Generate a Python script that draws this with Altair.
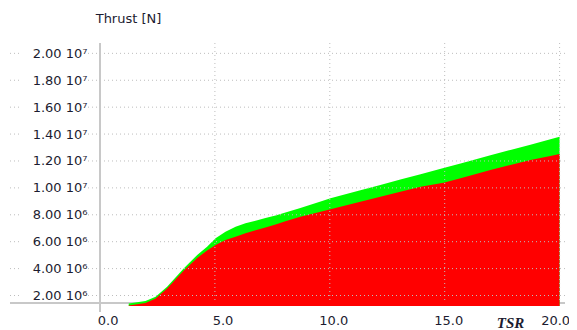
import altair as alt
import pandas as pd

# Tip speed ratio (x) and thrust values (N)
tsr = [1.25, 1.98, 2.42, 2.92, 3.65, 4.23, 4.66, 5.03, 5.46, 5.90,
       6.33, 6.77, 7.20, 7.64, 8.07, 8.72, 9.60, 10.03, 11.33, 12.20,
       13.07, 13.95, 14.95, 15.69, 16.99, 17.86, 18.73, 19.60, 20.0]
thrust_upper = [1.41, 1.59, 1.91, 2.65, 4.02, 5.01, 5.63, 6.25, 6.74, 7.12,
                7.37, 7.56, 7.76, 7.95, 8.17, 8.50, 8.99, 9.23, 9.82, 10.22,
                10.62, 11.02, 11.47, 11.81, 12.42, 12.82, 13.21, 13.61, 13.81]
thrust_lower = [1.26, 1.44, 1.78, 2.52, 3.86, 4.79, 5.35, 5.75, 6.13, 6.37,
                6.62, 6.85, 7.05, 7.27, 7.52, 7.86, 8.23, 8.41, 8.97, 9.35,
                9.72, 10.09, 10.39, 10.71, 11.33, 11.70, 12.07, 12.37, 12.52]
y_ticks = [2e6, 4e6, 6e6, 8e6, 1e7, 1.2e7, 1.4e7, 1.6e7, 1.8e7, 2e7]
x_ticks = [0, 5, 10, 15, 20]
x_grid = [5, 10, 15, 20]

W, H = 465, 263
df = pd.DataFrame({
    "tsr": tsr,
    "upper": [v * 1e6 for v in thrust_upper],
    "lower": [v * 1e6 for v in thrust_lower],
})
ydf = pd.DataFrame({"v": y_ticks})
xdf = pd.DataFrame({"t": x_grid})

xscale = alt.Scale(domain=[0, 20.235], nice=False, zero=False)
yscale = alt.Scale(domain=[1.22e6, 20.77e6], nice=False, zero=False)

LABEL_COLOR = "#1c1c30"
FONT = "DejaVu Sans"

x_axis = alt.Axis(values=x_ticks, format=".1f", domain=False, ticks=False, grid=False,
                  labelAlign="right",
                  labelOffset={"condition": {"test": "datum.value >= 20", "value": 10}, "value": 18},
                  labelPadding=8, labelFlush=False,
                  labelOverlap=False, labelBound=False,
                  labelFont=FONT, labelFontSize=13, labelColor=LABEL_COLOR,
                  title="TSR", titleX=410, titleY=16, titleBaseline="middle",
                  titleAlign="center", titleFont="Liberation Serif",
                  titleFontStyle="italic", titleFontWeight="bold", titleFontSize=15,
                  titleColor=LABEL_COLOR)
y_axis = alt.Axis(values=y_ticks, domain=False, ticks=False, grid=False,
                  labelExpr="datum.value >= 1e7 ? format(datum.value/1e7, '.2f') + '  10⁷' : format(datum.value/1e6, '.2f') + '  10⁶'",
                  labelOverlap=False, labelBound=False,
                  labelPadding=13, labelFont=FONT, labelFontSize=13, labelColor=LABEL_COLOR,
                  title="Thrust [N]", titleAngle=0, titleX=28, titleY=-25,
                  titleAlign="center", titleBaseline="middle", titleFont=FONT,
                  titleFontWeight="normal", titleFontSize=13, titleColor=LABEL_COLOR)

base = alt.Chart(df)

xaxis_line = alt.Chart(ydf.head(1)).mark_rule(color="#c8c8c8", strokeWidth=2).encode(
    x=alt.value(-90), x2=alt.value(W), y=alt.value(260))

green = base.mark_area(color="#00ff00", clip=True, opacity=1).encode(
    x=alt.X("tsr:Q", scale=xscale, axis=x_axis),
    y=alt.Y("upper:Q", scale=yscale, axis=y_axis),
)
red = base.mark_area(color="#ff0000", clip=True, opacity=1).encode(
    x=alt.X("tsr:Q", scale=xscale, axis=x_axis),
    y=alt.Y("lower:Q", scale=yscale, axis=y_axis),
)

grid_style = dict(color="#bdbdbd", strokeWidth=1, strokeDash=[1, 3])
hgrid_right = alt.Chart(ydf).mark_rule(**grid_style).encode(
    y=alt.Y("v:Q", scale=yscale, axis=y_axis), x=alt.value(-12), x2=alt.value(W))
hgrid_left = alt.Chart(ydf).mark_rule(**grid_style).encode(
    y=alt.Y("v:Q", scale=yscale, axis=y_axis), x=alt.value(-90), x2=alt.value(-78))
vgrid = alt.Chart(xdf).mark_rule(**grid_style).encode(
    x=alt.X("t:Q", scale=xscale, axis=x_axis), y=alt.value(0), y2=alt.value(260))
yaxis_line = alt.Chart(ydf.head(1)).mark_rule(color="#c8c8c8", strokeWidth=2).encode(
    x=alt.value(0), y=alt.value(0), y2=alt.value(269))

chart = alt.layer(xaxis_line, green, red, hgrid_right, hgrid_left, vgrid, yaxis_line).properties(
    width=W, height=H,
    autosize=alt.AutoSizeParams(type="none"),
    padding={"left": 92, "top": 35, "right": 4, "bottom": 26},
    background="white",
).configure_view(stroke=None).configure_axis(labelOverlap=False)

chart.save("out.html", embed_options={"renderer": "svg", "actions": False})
• • • • • • •
THE TASK — Quote in full the listing given above; the images are to be left out.

WRITTEN ANSWER —
Generate a Python script that draws this with Altair.
import altair as alt
import pandas as pd

# Tip speed ratio (x) and thrust values (N)
tsr = [1.25, 1.98, 2.42, 2.92, 3.65, 4.23, 4.66, 5.03, 5.46, 5.90,
       6.33, 6.77, 7.20, 7.64, 8.07, 8.72, 9.60, 10.03, 11.33, 12.20,
       13.07, 13.95, 14.95, 15.69, 16.99, 17.86, 18.73, 19.60, 20.0]
thrust_upper = [1.41, 1.59, 1.91, 2.65, 4.02, 5.01, 5.63, 6.25, 6.74, 7.12,
                7.37, 7.56, 7.76, 7.95, 8.17, 8.50, 8.99, 9.23, 9.82, 10.22,
                10.62, 11.02, 11.47, 11.81, 12.42, 12.82, 13.21, 13.61, 13.81]
thrust_lower = [1.26, 1.44, 1.78, 2.52, 3.86, 4.79, 5.35, 5.75, 6.13, 6.37,
                6.62, 6.85, 7.05, 7.27, 7.52, 7.86, 8.23, 8.41, 8.97, 9.35,
                9.72, 10.09, 10.39, 10.71, 11.33, 11.70, 12.07, 12.37, 12.52]
y_ticks = [2e6, 4e6, 6e6, 8e6, 1e7, 1.2e7, 1.4e7, 1.6e7, 1.8e7, 2e7]
x_ticks = [0, 5, 10, 15, 20]
x_grid = [5, 10, 15, 20]

W, H = 465, 263
df = pd.DataFrame({
    "tsr": tsr,
    "upper": [v * 1e6 for v in thrust_upper],
    "lower": [v * 1e6 for v in thrust_lower],
})
ydf = pd.DataFrame({"v": y_ticks})
xdf = pd.DataFrame({"t": x_grid})

xscale = alt.Scale(domain=[0, 20.235], nice=False, zero=False)
yscale = alt.Scale(domain=[1.22e6, 20.77e6], nice=False, zero=False)

LABEL_COLOR = "#1c1c30"
FONT = "DejaVu Sans"

x_axis = alt.Axis(values=x_ticks, format=".1f", domain=False, ticks=False, grid=False,
                  labelAlign="right",
                  labelOffset={"condition": {"test": "datum.value >= 20", "value": 10}, "value": 18},
                  labelPadding=8, labelFlush=False,
                  labelOverlap=False, labelBound=False,
                  labelFont=FONT, labelFontSize=13, labelColor=LABEL_COLOR,
                  title="TSR", titleX=410, titleY=16, titleBaseline="middle",
                  titleAlign="center", titleFont="Liberation Serif",
                  titleFontStyle="italic", titleFontWeight="bold", titleFontSize=15,
                  titleColor=LABEL_COLOR)
y_axis = alt.Axis(values=y_ticks, domain=False, ticks=False, grid=False,
                  labelExpr="datum.value >= 1e7 ? format(datum.value/1e7, '.2f') + '  10⁷' : format(datum.value/1e6, '.2f') + '  10⁶'",
                  labelOverlap=False, labelBound=False,
                  labelPadding=13, labelFont=FONT, labelFontSize=13, labelColor=LABEL_COLOR,
                  title="Thrust [N]", titleAngle=0, titleX=28, titleY=-25,
                  titleAlign="center", titleBaseline="middle", titleFont=FONT,
                  titleFontWeight="normal", titleFontSize=13, titleColor=LABEL_COLOR)

base = alt.Chart(df)

xaxis_line = alt.Chart(ydf.head(1)).mark_rule(color="#c8c8c8", strokeWidth=2).encode(
    x=alt.value(-90), x2=alt.value(W), y=alt.value(260))

green = base.mark_area(color="#00ff00", clip=True, opacity=1).encode(
    x=alt.X("tsr:Q", scale=xscale, axis=x_axis),
    y=alt.Y("upper:Q", scale=yscale, axis=y_axis),
)
red = base.mark_area(color="#ff0000", clip=True, opacity=1).encode(
    x=alt.X("tsr:Q", scale=xscale, axis=x_axis),
    y=alt.Y("lower:Q", scale=yscale, axis=y_axis),
)

grid_style = dict(color="#bdbdbd", strokeWidth=1, strokeDash=[1, 3])
hgrid_right = alt.Chart(ydf).mark_rule(**grid_style).encode(
    y=alt.Y("v:Q", scale=yscale, axis=y_axis), x=alt.value(-12), x2=alt.value(W))
hgrid_left = alt.Chart(ydf).mark_rule(**grid_style).encode(
    y=alt.Y("v:Q", scale=yscale, axis=y_axis), x=alt.value(-90), x2=alt.value(-78))
vgrid = alt.Chart(xdf).mark_rule(**grid_style).encode(
    x=alt.X("t:Q", scale=xscale, axis=x_axis), y=alt.value(0), y2=alt.value(260))
yaxis_line = alt.Chart(ydf.head(1)).mark_rule(color="#c8c8c8", strokeWidth=2).encode(
    x=alt.value(0), y=alt.value(0), y2=alt.value(269))

chart = alt.layer(xaxis_line, green, red, hgrid_right, hgrid_left, vgrid, yaxis_line).properties(
    width=W, height=H,
    autosize=alt.AutoSizeParams(type="none"),
    padding={"left": 92, "top": 35, "right": 4, "bottom": 26},
    background="white",
).configure_view(stroke=None).configure_axis(labelOverlap=False)

chart.save("out.html", embed_options={"renderer": "svg", "actions": False})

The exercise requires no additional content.